Of all the things that weary my soul so much these days, top of the list is the modern tendency to look for reasons to be offended.
It’s part of that poisonous web of political correctness that’s being woven around all human interactions, where people can’t make jokes anymore, they can’t just be ‘them’ any more, they can’t ask honest questions, they can’t say what they really think, what they really feel.
Because that might offend someone.
I’m not cheerleading for nasty language, or insults or put-downs, by the way, not at all. Onaas devarim, or negative speech, is a very big deal halachically, and we Jews have so many rules governing the proper way to try to communicate with other people.
But the halachot governing speech are a million miles away from the political correctness that’s poisoning modern communication, and making more and more of our daily interactions a burden and drag.
The first one is dealing with personal attacks and put downs on people themselves, which is clearly a function of bad middot, and is something that needs to be addressed.
But the second is an attack on ideas.
Political correctness is trying to shut down the discussion of ideas, the free exchange of knowledge, the challenging of assumptions, the ability to enable people to think for themselves, even if that’s sometimes awkward and imperfect.
We can’t discuss whether ‘feminist’ and ‘orthodox’ goes together, because that might offend someone. We can’t say that there shouldn’t be so much emphasis put on externals because that might offend someone. We can’t suggest Israel is the best place for Jews to live, or that Palestinians who fire rockets at civilians in Israel, or shoot small Jewish children, or stab Jews to death just because they are Jews are terrorists, because that might offend someone.
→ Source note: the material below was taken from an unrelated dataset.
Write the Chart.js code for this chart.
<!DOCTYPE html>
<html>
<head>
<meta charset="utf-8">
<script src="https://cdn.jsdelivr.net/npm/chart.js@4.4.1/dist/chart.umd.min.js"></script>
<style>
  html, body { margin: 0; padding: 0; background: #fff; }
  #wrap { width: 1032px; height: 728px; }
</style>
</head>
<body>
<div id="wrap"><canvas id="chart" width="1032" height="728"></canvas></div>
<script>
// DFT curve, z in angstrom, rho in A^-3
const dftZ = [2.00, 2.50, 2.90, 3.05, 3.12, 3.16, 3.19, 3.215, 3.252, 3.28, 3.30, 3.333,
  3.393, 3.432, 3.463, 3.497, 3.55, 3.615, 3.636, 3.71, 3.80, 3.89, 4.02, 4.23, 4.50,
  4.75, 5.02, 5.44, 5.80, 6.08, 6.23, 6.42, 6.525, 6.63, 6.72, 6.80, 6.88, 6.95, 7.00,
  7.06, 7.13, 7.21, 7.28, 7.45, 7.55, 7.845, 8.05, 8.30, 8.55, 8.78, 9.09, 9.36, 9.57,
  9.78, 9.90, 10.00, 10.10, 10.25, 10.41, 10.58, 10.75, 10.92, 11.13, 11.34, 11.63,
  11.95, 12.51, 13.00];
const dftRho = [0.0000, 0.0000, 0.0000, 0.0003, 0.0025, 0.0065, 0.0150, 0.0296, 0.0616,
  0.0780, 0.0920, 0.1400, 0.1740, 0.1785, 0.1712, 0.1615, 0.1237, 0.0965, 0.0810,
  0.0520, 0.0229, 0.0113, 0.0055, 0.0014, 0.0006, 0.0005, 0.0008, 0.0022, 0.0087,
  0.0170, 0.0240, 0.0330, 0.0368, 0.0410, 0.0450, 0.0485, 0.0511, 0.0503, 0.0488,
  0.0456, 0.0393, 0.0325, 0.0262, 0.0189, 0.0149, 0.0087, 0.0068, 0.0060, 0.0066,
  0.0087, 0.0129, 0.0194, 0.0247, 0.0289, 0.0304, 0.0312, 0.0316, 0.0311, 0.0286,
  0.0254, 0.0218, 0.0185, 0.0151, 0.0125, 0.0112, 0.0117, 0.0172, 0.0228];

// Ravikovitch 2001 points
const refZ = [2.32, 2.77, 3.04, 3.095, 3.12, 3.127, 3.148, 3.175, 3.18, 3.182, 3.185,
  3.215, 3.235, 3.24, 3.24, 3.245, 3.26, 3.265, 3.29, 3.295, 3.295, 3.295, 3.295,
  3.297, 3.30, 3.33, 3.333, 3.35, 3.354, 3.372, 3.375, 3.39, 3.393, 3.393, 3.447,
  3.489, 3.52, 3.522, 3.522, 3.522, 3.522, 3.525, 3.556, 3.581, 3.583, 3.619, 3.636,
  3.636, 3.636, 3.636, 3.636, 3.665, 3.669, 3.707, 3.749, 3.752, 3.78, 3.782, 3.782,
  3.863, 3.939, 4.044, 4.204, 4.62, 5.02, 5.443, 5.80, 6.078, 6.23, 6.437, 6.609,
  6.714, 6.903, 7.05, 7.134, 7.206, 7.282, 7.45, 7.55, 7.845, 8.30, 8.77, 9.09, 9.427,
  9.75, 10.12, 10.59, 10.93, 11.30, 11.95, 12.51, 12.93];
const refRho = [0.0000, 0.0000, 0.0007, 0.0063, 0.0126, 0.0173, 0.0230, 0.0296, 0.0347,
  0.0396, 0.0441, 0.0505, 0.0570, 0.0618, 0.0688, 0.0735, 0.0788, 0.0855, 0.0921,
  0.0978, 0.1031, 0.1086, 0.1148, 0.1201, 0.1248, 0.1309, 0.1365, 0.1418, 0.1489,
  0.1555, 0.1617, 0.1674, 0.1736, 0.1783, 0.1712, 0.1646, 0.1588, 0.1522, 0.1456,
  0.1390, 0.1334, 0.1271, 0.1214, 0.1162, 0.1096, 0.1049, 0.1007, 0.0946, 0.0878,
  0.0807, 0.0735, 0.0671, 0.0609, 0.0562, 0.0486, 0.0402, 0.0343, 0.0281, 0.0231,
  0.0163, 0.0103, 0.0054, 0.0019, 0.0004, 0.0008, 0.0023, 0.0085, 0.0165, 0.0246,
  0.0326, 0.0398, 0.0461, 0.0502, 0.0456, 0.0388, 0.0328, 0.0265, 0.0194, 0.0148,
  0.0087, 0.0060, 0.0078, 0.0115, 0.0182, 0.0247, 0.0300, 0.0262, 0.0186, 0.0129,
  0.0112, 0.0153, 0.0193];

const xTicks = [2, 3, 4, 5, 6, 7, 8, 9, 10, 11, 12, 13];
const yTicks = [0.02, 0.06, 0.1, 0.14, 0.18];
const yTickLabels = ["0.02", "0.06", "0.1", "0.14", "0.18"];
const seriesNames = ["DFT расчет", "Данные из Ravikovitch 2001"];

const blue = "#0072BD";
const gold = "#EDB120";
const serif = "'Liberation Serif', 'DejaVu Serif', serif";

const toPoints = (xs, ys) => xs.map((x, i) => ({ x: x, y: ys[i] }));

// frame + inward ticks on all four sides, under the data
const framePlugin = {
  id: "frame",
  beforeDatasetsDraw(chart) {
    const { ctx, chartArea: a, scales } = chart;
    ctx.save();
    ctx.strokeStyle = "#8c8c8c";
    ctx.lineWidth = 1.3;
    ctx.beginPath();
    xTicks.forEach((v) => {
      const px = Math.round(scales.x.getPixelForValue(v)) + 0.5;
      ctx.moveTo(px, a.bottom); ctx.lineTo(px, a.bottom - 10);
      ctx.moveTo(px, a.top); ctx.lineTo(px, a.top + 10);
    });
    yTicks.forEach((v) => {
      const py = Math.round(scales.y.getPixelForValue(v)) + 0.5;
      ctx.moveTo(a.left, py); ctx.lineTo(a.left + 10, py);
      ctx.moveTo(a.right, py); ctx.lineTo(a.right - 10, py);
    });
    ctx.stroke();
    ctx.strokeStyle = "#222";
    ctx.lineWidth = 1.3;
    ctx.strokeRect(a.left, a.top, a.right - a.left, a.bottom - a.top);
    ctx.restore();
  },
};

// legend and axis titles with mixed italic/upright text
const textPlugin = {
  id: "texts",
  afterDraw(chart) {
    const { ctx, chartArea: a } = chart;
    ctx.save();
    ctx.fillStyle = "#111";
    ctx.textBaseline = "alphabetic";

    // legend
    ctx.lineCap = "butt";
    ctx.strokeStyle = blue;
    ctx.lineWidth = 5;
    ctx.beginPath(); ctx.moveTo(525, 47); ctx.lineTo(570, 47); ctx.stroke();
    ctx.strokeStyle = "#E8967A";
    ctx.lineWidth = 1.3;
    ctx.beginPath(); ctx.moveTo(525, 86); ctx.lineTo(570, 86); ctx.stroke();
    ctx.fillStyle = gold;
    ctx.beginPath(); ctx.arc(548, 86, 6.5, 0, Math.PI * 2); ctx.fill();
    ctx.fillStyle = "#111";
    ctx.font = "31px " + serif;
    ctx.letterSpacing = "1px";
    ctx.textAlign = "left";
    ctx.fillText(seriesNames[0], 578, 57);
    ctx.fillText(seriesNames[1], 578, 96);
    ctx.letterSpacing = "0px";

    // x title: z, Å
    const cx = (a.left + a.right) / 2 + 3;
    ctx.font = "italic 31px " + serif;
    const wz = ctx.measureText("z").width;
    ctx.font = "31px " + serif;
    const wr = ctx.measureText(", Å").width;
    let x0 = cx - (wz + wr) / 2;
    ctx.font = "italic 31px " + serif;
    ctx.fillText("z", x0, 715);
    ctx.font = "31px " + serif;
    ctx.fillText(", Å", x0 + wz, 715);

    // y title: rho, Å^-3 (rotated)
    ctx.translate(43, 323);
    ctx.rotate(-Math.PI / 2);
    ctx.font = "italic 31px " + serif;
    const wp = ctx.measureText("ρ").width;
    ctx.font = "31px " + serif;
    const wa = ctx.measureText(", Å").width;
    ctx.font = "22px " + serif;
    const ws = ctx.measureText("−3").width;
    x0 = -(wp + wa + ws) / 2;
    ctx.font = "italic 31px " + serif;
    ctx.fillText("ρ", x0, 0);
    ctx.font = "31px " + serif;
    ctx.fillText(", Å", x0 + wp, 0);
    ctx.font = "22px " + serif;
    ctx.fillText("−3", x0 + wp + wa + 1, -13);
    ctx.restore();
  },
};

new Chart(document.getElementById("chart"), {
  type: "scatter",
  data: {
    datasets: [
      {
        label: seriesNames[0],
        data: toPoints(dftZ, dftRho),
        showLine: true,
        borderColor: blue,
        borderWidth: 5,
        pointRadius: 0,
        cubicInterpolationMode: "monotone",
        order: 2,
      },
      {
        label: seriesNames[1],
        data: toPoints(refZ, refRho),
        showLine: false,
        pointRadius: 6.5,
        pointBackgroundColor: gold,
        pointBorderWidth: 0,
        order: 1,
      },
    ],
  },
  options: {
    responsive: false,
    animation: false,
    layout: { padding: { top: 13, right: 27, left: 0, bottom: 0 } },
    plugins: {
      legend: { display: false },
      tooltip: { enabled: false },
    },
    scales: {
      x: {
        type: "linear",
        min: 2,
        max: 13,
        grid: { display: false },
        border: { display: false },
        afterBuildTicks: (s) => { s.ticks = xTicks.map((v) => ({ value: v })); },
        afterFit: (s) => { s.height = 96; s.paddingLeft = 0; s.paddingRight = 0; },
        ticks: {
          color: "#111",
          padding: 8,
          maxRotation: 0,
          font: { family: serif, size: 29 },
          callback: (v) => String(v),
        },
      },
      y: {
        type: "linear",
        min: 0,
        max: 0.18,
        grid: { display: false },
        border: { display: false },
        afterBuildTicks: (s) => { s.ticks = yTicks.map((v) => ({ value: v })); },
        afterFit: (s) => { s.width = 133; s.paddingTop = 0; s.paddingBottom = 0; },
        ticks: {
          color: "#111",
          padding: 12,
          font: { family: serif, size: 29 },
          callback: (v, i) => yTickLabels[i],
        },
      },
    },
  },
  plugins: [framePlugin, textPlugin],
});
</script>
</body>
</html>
And so, the list of possible offenses grows longer and longer, and the topics that it’s safe to talk about grows smaller and smaller, and the ability to communicate in a real, sincere way totally dries up, because it’s just safer that way.
And it’s not just a ‘society’ problem or a ‘community’ problem, it’s also – very much – a family problem, a parent and child problem, a husband and wife problem.
We can’t ask non-observant seder guests to bring something to say at the Seder because that might offend them… Our kids can’t tell us that we’re bothering them, or annoying them, or upsetting them, for fear of offending us… We can’t tell our spouse that we suspect they are drinking too much at the Kiddush club on Shabbos, or working too hard, or not behaving correctly in case we offend them.
And they probably also feel they can’t tell us, that we’re too bossy, to selfish, too self-pitying, too demanding.
The list of potential egg shells goes on and on, and so it’s easier to just stay plastic, stay in the comfort zone, and to keep pulling that fake smile tighter and wider.
If you play by the rules of the politically-correct crowd.
And thank God, I can’t do that.
I make mistakes, I’m not always as tactful as I could be (supposing that tact can actually be learnt and developed), I sometimes phrase things a little OTT – but I prefer that a million times over to being too scared to speak to others, too scared to write anything real for fear I might offend someone.
Modern discourse has become so plastic and superficial because we’re all just waiting for that first mentally-disturbed ‘snowflake’ to start throwing a public hissy fit because they were offended by something we said – or didn’t say – or something we did – or didn’t do.
And that fear of not measuring up to politically correct perfection is keeping us all tongue-tied, repressed and miserable.
Or at least, almost all of us.
Thank God, there are still a few people out there who are bucking the trend, and saying what needs to be said. Rabbi Bassous in Golders Green is one of them. Rav Berland in Jerusalem is another.
But it’s certainly getting harder and harder for the average person to speak freely in the world, and to discuss and debate the ideas and assumptions that really need airing out. And so, my soul is getting more and more wearied by all the interactions that have to be so carefully policed in case I offend someone, chas v’halila¸by saying something they disagree with or don’t like.
But I’m not giving up.
At least, not yet.
Every diss is a diamond. So I’m willing to keep getting insulted if it means I can try to keep moving things forward, and to keep doing my bit to stop everyone turning into not-so-fantastic-plastic.